He was young, of Asian extraction, and he had that ‘fit’ look about him, even though he was clearly glad to have reached the gate. I was making a phone call, using it as a lame excuse for a rest half way along Narrow Neck Plateau Trail, such as the extension of Glenraphael Road, Katoomba, New South Wales is called.
The gate is as far as you can drive before either walking or cycling. My original plan of driving thus far and then cycling somehow went out the window in a fit of optimism that saw me ride all the way to the gate and then beyond. Thoughts of the Tarros Ladder drove me onward because that’s as far as you can ride before committing suicide if you’re still on your bike.
I had visions of mildly hilly terrain as Narrow Neck is a plateau after all. I got that horribly wrong, encountering the steepest hills I’ve ever tried to ascend on a bike, at times gouged by washaways. Reduced to walking I’d laboured up several pinches before the gate, including cement hill that had to be surfaced to prevent slipping because it was so steep.
Beyond the gate didn’t get any better, the scouring became worse and the ups remained relentless. At one stage there’s a swamp, home to the rare and endangered Blue Mountains skink. The fires hadn’t missed the area with the charcoal black contrasting with the verdant flush of new vegetation after the rains. In the trackside eucalypts, epicormic growth was spawning in lovely greens and reds dappled with raindrops.
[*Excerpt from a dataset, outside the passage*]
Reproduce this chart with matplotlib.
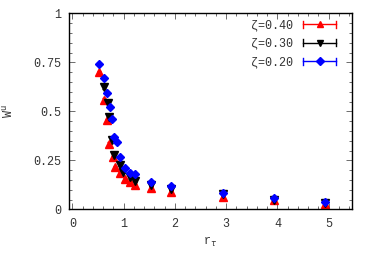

I rode on. Tarros Ladder is listed as only 19-22 kilometres return from the gate, depending on which site you read. I wasn’t going to make it. I’d also noticed it was listed as up to 4 hours return, which should have been a warning if only I’d done more research. This was a long way from when I used to road race and average 30-40km/h.
It was when I was trying to catch up to a female jogger and struggled for over a kilometre to get adjacent that I realised just how hard it was. Atop a rise after the swamp she pulled up and turned to go back. In front of me looked like yet another converted mine shaft, so steep was the gradient. I mused for several minutes before heading down just a little to a half hidden rock formation that seemed to offer a nice outlook. That it did, but it also had some wonderful formations in the sandstone, striations heading in all directions created some irresistible artistic shapes.
At one place it looked like giant oyster shells had been stacked one inside the other. I’d never seen anything like it before and pondered just how it came about. No answers were forthcoming from my limited geological formations knowledge.
Back to the bike and, acting on information the jogger had passed on, I decided to go a tad further to lookout points on the next rise, which she said were the best viewpoints. The road dramatically curled around an overhanging rock near the bottom. It featured more strange patterns, whorls and the like, but the views further on, while expansive, weren’t that photogenic, though you could see Mount Solitary and beyond to Warragamba Dam.
It was time to turn back, labouring over the hills again, being particularly careful on the rutted descents. At the gate I stopped and briefly chatted to the fellow cyclist when he arrived. He’d done all the way to Tarros and I felt guilty but, then, he had driven his car to the gate, so my ride would be longer. I spoke of the hills, and that’s when he said “There’s no shame in walking”, indicating that I wasn’t the only one who’d struggled.
Descending concrete hill was a real white knuckle affair because my pathetic brakes couldn’t quite restrain motion totally so we slowly accelerated down the hill. I was grateful there weren’t any more corrugations as there had been on some other downhills because the jarring was simply awful.
At the junction with Cliff Drive I felt an oh-so-blessed sense of relief, knowing there was only just over a kilometre to get home. I’d been out over three hours but some of the scenery and rock formations had made it all worthwhile. Tomorrow I’d have a rest day.